The new volume of the balloon will be approximately 77.7 mL (3 s.f.).

Step-by-step explanation:

We can assume that the pressure remains constant, since the balloon is not being compressed or expanded, and is simply being exposed to a different temperature.

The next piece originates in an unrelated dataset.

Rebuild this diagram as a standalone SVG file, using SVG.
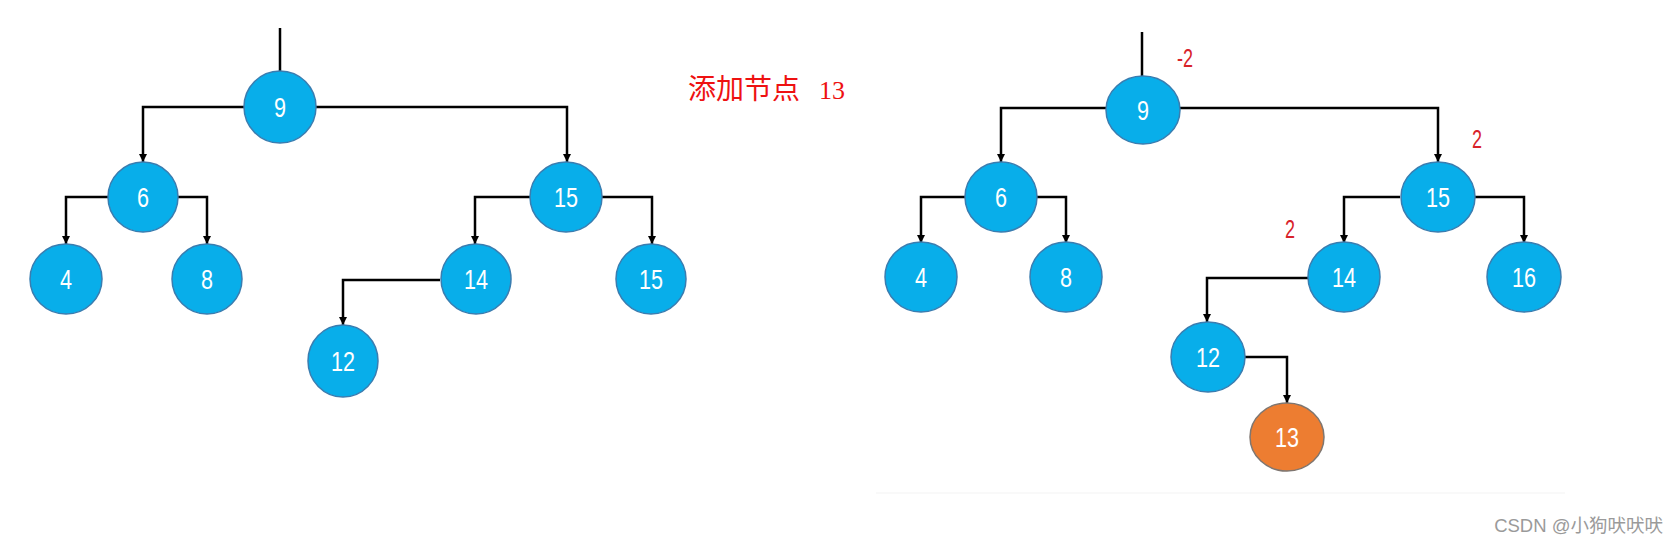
<svg xmlns="http://www.w3.org/2000/svg" width="1680" height="544" viewBox="0 0 1680 544">
<style>
.nd ellipse{fill:#08AEEA;stroke:#3A7DB0;stroke-width:1.5}
.nd.new ellipse{fill:#ED7D31;stroke:#7F7670}
.nd text{font-family:"Liberation Sans",Arial,sans-serif;font-size:27px;fill:#ffffff;text-anchor:middle}
.cn path{fill:none;stroke:#000;stroke-width:2.5}
.bf{font-family:"Liberation Sans",Arial,sans-serif;font-size:25px;fill:#D8232A;text-anchor:middle}
</style>
<defs>
<marker id="ah" viewBox="0 0 10 10" refX="10" refY="5" markerWidth="8" markerHeight="9" markerUnits="userSpaceOnUse" orient="auto">
<path d="M0,0 L10,5 L0,10 z" fill="#000"/>
</marker>
</defs>
<rect width="1680" height="544" fill="#ffffff"/>
<line x1="876" y1="493" x2="1565" y2="493" stroke="#f7f7f7" stroke-width="1.5"/>

<g id="connectors" class="cn">
<path d="M280,28 V72"/>
<path d="M245,107 H143 V162" marker-end="url(#ah)"/>
<path d="M316,107 H567 V162" marker-end="url(#ah)"/>
<path d="M108,197 H66 V244" marker-end="url(#ah)"/>
<path d="M178,197 H207 V244" marker-end="url(#ah)"/>
<path d="M530,197 H475 V244" marker-end="url(#ah)"/>
<path d="M602,197 H652 V244" marker-end="url(#ah)"/>
<path d="M440,280 H343 V325" marker-end="url(#ah)"/>

<path d="M1142,32 V76"/>
<path d="M1106,108 H1001 V162" marker-end="url(#ah)"/>
<path d="M1180,108 H1438 V162" marker-end="url(#ah)"/>
<path d="M965,197 H921 V243" marker-end="url(#ah)"/>
<path d="M1037,197 H1066 V243" marker-end="url(#ah)"/>
<path d="M1400,197 H1344 V243" marker-end="url(#ah)"/>
<path d="M1475,197 H1524 V243" marker-end="url(#ah)"/>
<path d="M1308,278 H1207 V322" marker-end="url(#ah)"/>
<path d="M1245,357 H1287 V403" marker-end="url(#ah)"/>
</g>

<g id="L9" class="nd"><ellipse cx="280" cy="107" rx="36" ry="36"/><text transform="translate(280,117) scale(0.8,1)">9</text></g>
<g id="L6" class="nd"><ellipse cx="143" cy="197" rx="35" ry="35"/><text transform="translate(143,207) scale(0.8,1)">6</text></g>
<g id="L15" class="nd"><ellipse cx="566" cy="197" rx="36" ry="35"/><text transform="translate(566,207) scale(0.8,1)">15</text></g>
<g id="L4" class="nd"><ellipse cx="66" cy="279" rx="36" ry="35"/><text transform="translate(66,289) scale(0.8,1)">4</text></g>
<g id="L8" class="nd"><ellipse cx="207" cy="279" rx="35" ry="35"/><text transform="translate(207,289) scale(0.8,1)">8</text></g>
<g id="L14" class="nd"><ellipse cx="476" cy="279" rx="35" ry="35"/><text transform="translate(476,289) scale(0.8,1)">14</text></g>
<g id="L15b" class="nd"><ellipse cx="651" cy="279" rx="35" ry="35"/><text transform="translate(651,289) scale(0.8,1)">15</text></g>
<g id="L12" class="nd"><ellipse cx="343" cy="361" rx="35" ry="36"/><text transform="translate(343,371) scale(0.8,1)">12</text></g>

<g id="R9" class="nd"><ellipse cx="1143" cy="110" rx="37" ry="34"/><text transform="translate(1143,120) scale(0.8,1)">9</text></g>
<g id="R6" class="nd"><ellipse cx="1001" cy="197" rx="36" ry="35"/><text transform="translate(1001,207) scale(0.8,1)">6</text></g>
<g id="R15" class="nd"><ellipse cx="1438" cy="197" rx="37" ry="35"/><text transform="translate(1438,207) scale(0.8,1)">15</text></g>
<g id="R4" class="nd"><ellipse cx="921" cy="277" rx="36" ry="35"/><text transform="translate(921,287) scale(0.8,1)">4</text></g>
<g id="R8" class="nd"><ellipse cx="1066" cy="277" rx="36" ry="35"/><text transform="translate(1066,287) scale(0.8,1)">8</text></g>
<g id="R14" class="nd"><ellipse cx="1344" cy="277" rx="36" ry="35"/><text transform="translate(1344,287) scale(0.8,1)">14</text></g>
<g id="R16" class="nd"><ellipse cx="1524" cy="277" rx="37" ry="35"/><text transform="translate(1524,287) scale(0.8,1)">16</text></g>
<g id="R12" class="nd"><ellipse cx="1208" cy="357" rx="37" ry="35"/><text transform="translate(1208,367) scale(0.8,1)">12</text></g>
<g id="R13" class="nd new"><ellipse cx="1287" cy="437" rx="37" ry="34"/><text transform="translate(1287,447) scale(0.8,1)">13</text></g>

<g id="balance">
<text class="bf" transform="translate(1185,67) scale(0.72,1)">-2</text>
<text class="bf" transform="translate(1477,148) scale(0.72,1)">2</text>
<text class="bf" transform="translate(1290,238) scale(0.72,1)">2</text>
</g>

<g id="title">
<text x="688" y="99" fill="#EE1111" font-family="'Liberation Serif','Noto Sans CJK SC',serif"><tspan font-size="28" font-family="'Noto Sans CJK SC',sans-serif">添加节点</tspan><tspan x="819" font-size="26">13</tspan></text>
</g>

<text x="1663" y="532" text-anchor="end" fill="#9a9a9a" font-size="18.5" font-family="'Liberation Sans','Noto Sans CJK SC',sans-serif">CSDN @小狗吠吠吠</text>
</svg>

Therefore, to solve this problem, we can use Charles's Law, which relates the volume and temperature of a gas.

Charles's Law

`\boxed{\sf (V_1)/(T_1)=(V_2)/(T_2)}`

where:

• V₁ = initial volume
• T₁ = initial temperature (in kelvin)
• V₂ = final volume
• T₂ = final temperature (in kelvin)

Given the balloon is initially filled with 47 mL of hydrogen gas at 276 K, and its temperature is raised to 456 K:

• V₁ = 47 mL
• T₁ = 276 K
• T₂ = 456 K

Substitute the given values into the formula:

`\implies \sf (47\;mL)/(276\;K)=(V_2)/(456\;K)`

Solve for V₂:

`\implies \sf (47\;mL)/(276\;K) \cdot 456\;K=(V_2)/(456\;K) \cdot 456\;K`

`\implies \sf V_2=(47\;mL\cdot 456\;K)/(276\;K)`

`\implies \sf V_2=77.6521739...\;mL`

`\implies \sf V_2=77.7\; mL\; (3\;s.f.)`

Therefore, the new volume of the balloon will be approximately 77.7 mL when the temperature is raised to 456 K.